Dow and Shell have denied that they sold DBCP for use abroad after federal restrictions were imposed in the late 1970s, but they also argue that Costa Ricans should seek justice in their own courts. The judges in Florida agreed, dismissing the DBCP case on forum grounds.

Budd then took the case to Texas in 1984 and California in 1985. The latter action was dismissed, but the Texas case ended up in that state's Supreme Court. In a 5 to 4 decision handed down in March 1990, the court said the forum doctrine did not exist in Texas, allowing the Costa Ricans to sue.

One dissenting justice, Nathan L. Hecht, wrote in a much-quoted opinion that the decision would make Texas "the courthouse for the world." Will "Texas entice employers to move here, or people to do business here, or even anyone to visit?" he asked.

Another dissenter, Justice Raul Gonzalez, promised that "Texas will become an irresistible forum for all mass disaster lawsuits ... forcing our residents to wait in the corridors of our courthouse while foreign causes of action are tried."

"The dissenters," wrote Justice Lloyd Doggett in a concurring opinion, "argue that it is inconvenient and unfair for farmworkers allegedly suffering permanent physical and mental injuries ... to seek redress by suing [Shell] in a court three blocks away from its world headquarters and [Dow], which operates in Texas this country's largest chemical plant." But in this case, the justice opined, the forum doctrine "has nothing to do with fairness and convenience and everything to do with immunizing multinat ional corporations from accountability for their alleged torts causing injury abroad."

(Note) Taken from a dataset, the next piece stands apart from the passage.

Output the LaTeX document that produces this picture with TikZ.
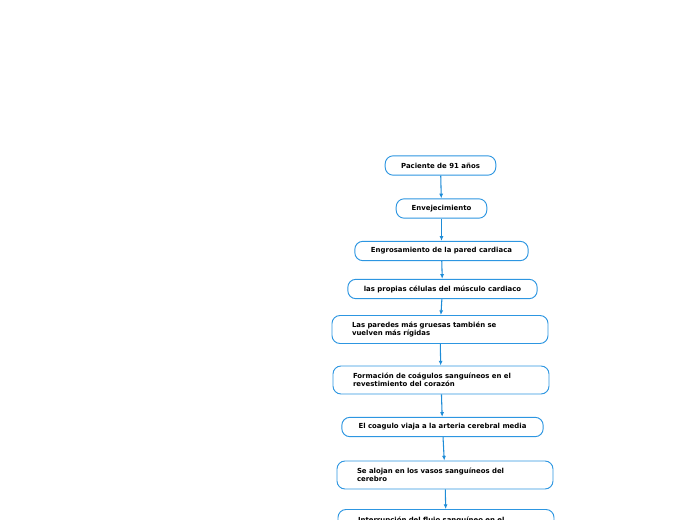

Dow and Shell asked the US Supreme Court to review the case, which is now known as "Alfaro" after the last name of one of the Costa Rican plaintiffs, but the high court declined to do so last January.

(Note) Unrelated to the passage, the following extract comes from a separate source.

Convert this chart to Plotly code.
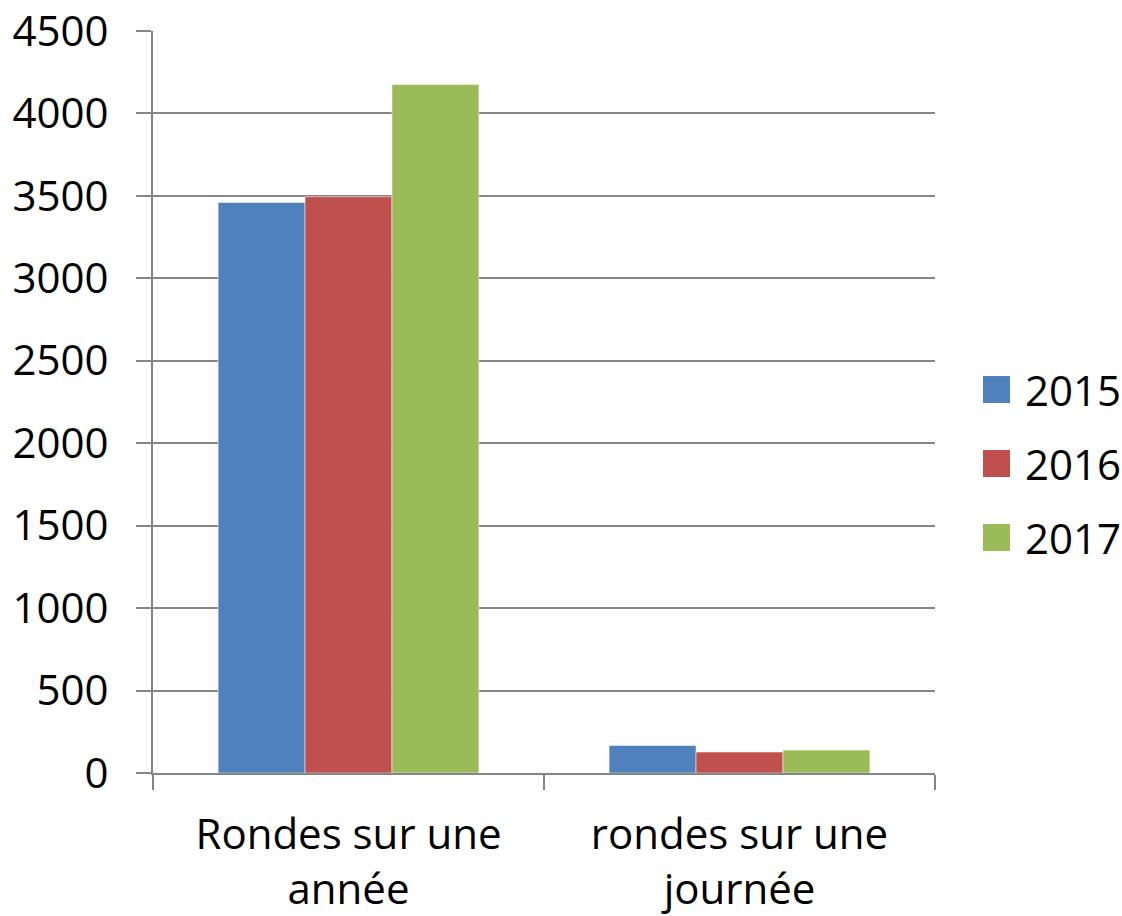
import plotly.graph_objects as go

categories = ["Rondes sur une<br>année", "rondes sur une<br>journée"]
years = ["2015", "2016", "2017"]
values_2015 = [3460, 167]
values_2016 = [3495, 127]
values_2017 = [4175, 139]
colors = ["#4F81BD", "#C0504D", "#9BBB59"]

fig = go.Figure()
for name, vals, col in zip(years, [values_2015, values_2016, values_2017], colors):
    fig.add_trace(go.Bar(x=categories, y=vals, name=name, showlegend=False,
                         marker=dict(color=col, line=dict(color="rgba(255,255,255,0.5)", width=1))))

# legend drawn by hand so the swatches can be as large as in the original
for i, (name, col) in enumerate(zip(years, colors)):
    yc = 0.5168 - i * 0.0997
    fig.add_shape(type="rect", xref="paper", yref="paper",
                  x0=1.0614, x1=1.0959, y0=yc - 0.0182, y1=yc + 0.0182,
                  fillcolor=col, line=dict(width=0))
    fig.add_annotation(text=name, xref="paper", yref="paper", x=1.1125, y=yc,
                       xanchor="left", yanchor="middle", showarrow=False,
                       font=dict(size=42))

fig.update_layout(
    width=1122, height=916,
    barmode="group", bargap=0.333, bargroupgap=0,
    plot_bgcolor="white", paper_bgcolor="white",
    margin=dict(l=153, r=187, t=31, b=143, autoexpand=False),
    font=dict(family="Open Sans", size=42, color="black"),
)
fig.update_yaxes(range=[0, 4500], dtick=500, showgrid=True, gridcolor="#868686", gridwidth=2,
                 showline=True, linecolor="#868686", linewidth=2,
                 ticks="outside", ticklen=15, tickcolor="#868686", tickwidth=2,
                 zeroline=False, tickfont=dict(size=42), automargin=False,
                 ticklabelstandoff=19, ticklabeloverflow="allow")
fig.update_xaxes(showline=True, linecolor="#868686", linewidth=2,
                 ticks="outside", ticklen=15, tickcolor="#868686", tickwidth=2,
                 tickson="boundaries", tickfont=dict(size=42), automargin=False,
                 ticklabelstandoff=24, ticklabeloverflow="allow")

# drop the default 8px body margin so the figure fills the window exactly
fig.write_html("out.html", config={"displayModeBar": False},
               post_script="document.body.style.margin='0';")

Then Texas corporations and their lobbyists increased pressure on the legislature to pass a law saying that Texas judges can use the forum doctrine to dismiss foreigners' cases against Texas defendants.

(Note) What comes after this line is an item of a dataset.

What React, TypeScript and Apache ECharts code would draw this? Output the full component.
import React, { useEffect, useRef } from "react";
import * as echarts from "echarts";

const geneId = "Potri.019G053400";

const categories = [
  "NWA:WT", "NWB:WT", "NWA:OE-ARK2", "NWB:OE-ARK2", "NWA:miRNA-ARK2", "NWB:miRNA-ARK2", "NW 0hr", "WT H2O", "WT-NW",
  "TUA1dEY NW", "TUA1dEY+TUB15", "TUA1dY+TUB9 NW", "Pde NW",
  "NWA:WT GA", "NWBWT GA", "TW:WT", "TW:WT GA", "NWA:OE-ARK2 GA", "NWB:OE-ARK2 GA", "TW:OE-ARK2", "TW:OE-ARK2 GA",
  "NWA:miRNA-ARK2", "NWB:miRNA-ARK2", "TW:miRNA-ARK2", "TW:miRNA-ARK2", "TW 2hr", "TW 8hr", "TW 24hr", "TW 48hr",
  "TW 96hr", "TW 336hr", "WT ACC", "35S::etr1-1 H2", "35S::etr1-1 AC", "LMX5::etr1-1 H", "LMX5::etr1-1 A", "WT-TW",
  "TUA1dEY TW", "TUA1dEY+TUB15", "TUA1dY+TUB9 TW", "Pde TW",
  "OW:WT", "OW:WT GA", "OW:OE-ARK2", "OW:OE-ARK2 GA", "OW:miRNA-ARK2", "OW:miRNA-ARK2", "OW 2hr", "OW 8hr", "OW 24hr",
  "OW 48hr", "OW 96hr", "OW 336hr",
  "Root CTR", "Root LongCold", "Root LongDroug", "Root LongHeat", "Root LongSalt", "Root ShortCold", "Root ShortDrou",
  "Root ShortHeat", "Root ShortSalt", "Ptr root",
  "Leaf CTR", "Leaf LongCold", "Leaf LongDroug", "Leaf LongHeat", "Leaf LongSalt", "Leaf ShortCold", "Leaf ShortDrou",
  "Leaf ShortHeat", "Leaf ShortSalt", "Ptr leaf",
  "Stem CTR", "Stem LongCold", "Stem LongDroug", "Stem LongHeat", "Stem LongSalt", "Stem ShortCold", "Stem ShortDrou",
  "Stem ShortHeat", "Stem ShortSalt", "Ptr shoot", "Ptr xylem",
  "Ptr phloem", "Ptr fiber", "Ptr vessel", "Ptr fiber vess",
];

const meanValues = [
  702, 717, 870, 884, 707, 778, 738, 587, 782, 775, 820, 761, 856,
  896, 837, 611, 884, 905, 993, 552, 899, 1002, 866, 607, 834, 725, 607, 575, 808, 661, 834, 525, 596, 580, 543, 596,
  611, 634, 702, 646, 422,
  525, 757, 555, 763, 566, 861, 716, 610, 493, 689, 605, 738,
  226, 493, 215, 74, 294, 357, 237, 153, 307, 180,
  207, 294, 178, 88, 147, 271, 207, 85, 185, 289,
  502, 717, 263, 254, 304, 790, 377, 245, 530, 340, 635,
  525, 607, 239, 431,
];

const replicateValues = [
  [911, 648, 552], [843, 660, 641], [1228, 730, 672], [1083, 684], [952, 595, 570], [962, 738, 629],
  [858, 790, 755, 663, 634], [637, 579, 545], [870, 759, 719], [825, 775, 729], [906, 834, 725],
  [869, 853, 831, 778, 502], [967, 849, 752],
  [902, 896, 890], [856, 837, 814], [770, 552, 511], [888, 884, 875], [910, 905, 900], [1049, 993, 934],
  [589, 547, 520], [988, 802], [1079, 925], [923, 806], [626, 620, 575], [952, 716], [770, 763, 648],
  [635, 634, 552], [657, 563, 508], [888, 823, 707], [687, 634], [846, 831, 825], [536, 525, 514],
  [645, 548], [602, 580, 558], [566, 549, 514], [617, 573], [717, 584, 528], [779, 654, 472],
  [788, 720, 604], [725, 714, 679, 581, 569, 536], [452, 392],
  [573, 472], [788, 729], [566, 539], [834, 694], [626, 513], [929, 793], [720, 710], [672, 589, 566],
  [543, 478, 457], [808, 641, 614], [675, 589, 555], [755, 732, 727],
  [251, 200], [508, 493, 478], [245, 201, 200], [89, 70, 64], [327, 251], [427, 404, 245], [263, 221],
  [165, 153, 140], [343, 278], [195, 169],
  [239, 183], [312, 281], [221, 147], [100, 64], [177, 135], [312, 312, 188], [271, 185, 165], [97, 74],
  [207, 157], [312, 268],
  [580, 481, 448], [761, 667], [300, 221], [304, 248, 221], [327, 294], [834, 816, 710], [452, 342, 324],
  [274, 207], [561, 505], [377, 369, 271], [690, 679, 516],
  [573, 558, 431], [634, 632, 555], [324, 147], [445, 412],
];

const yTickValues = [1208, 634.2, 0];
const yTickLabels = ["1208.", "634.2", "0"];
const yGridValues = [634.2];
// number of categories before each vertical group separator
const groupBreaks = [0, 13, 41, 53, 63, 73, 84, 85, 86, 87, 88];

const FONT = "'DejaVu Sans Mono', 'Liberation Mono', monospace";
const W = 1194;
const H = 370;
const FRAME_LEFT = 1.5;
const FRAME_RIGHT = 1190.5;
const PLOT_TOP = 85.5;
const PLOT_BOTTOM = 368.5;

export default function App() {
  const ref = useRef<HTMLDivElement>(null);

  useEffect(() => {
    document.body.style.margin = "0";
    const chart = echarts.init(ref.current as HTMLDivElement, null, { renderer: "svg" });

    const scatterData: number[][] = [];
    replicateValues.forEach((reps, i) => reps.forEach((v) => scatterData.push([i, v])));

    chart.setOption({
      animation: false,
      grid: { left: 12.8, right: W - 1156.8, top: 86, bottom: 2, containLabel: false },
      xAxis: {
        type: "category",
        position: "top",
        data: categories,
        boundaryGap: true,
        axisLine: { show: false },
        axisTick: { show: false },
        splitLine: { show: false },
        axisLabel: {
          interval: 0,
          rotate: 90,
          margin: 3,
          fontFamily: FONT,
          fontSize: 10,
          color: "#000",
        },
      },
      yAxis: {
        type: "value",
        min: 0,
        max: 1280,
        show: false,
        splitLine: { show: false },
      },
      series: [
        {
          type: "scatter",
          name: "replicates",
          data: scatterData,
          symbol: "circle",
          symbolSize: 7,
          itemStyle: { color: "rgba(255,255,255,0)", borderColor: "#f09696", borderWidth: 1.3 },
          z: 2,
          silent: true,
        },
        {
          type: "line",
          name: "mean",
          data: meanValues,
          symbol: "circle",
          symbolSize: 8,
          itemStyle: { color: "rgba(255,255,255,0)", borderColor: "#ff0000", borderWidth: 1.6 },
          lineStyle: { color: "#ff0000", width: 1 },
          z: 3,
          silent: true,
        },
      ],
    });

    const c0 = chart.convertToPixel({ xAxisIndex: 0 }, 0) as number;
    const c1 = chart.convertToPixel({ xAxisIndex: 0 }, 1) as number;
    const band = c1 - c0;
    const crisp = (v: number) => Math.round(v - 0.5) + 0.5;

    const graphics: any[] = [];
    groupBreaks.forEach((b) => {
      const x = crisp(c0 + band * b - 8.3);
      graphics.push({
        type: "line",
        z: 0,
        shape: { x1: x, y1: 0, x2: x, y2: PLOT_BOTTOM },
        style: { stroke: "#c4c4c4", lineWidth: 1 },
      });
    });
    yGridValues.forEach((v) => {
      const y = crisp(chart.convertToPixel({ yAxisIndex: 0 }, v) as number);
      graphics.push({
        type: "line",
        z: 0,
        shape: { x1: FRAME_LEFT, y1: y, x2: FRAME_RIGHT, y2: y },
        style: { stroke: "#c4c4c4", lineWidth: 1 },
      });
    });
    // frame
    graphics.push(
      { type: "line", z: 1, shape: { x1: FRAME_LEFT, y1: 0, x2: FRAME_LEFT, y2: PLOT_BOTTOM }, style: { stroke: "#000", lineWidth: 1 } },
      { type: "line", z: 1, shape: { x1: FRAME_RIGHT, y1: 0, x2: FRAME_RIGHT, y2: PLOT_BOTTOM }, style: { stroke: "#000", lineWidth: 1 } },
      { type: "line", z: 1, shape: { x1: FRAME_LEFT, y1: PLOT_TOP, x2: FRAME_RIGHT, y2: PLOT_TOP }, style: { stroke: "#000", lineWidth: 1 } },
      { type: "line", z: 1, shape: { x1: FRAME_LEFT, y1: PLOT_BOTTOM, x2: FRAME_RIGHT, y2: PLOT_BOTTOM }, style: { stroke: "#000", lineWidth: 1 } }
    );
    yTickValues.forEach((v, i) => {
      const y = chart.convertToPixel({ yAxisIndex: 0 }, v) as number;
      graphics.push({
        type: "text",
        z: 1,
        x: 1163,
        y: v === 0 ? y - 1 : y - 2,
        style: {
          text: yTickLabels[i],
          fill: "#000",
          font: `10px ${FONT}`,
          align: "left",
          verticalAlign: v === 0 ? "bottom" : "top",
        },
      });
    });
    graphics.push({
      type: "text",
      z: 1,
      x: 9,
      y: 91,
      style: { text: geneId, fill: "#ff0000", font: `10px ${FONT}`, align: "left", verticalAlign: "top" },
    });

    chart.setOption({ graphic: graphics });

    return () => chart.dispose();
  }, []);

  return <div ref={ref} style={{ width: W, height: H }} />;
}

One group promoting this legislation is "Jobs for Texas," a group of some 30 chief executive officers that wants "to make a more hospitable business climate in Texas," according to Russell Weintraub, a University of Texas law school professor who has assisted Shell's legal team.

"Imagine how many Costa Rican farm workers are waiting in the wings," he says. "This is just the tip of the iceberg."

Lawyer Siegel says his firm now represents 350 Costa Ricans in several suits pending in Texas courts, adding that estimates of the total number of Costa Ricans injured by DBCP range between 1,200 and 1,500. But if the Alfaro legislation is passed, he says, Dow and Shell will try again to have Alfaro and the other suits dismissed. "That's the first thing I expect."

He says that his clients won't get justice in Costa Rica, where damage awards are limited to less than $2,000. Also, lawyers there don't work on a contingency fee basis - Baron & Budd has so far worked for free, but will get 40 percent of any awards - and the farm workers are too poor to pay hourly rates, Siegel says.

Representative McCollough, a sponsor of the legislation, says amendments may allow the Alfaro case to proceed. Another measure would keep judges from dismissing cases like Alfaro.

Such provisions have been discussed, says Jim Marston, executive director of the Texas branch of the Environmental Defense Fund (EDF), but they aren't on paper yet. The EDF and other environmental and consumer groups, along with the Texas Trial Lawyers Association, are lobbying against the legislation.